Albertan Landowners Fight to get Bankrupt Energy Companies to Clean Up Pollution Caused by Abandoned Oil Wells


In 2016 the Alberta Court of Queen’s Bench decided in the ‘Redwater decision’ that bankrupt energy companies could essentially abandon their oil wells. “Since [this] decision, more than 1,800 wells representing more than $100 million in liabilities have been abandoned.”

The 2016 decision has allowed energy companies to walk away from their oil well sites and all of their clean-up responsibilities. As a result, the landowner farmers who have leased the land to these companies no longer receive lease payments, and their land is polluted, rendering it unusable for agricultural purposes.

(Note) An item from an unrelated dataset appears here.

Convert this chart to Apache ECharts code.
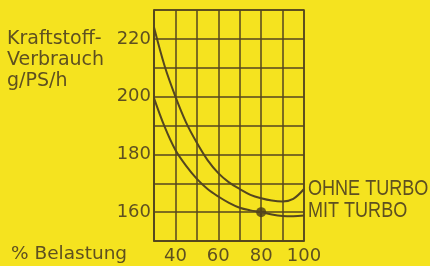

The case went to the Alberta Court of Appeal in 2017; however, the court arrived at the same decision, which established that “federal bankruptcy law takes precedence over provincial environmental rules.” A farmer in Alberta explains that “farmers in Alberta can’t legally refuse an energy company that wants to drill on their land,” and now, “the land’s not being respected, [and] the landowners aren’t being respected.” Bennett suggests that even if a company goes bankrupt, it “should have to pay for environmental clean-up.”

On February 15, 2018, the Action Surface Rights Association made up of a group of landowners will be “one of five organizations” pursuing this case further to the Supreme Court of Canada. Bennet hopes that even if the previous decisions are not overturned, that “the Supreme Court can still advise the government for changes to the current law.”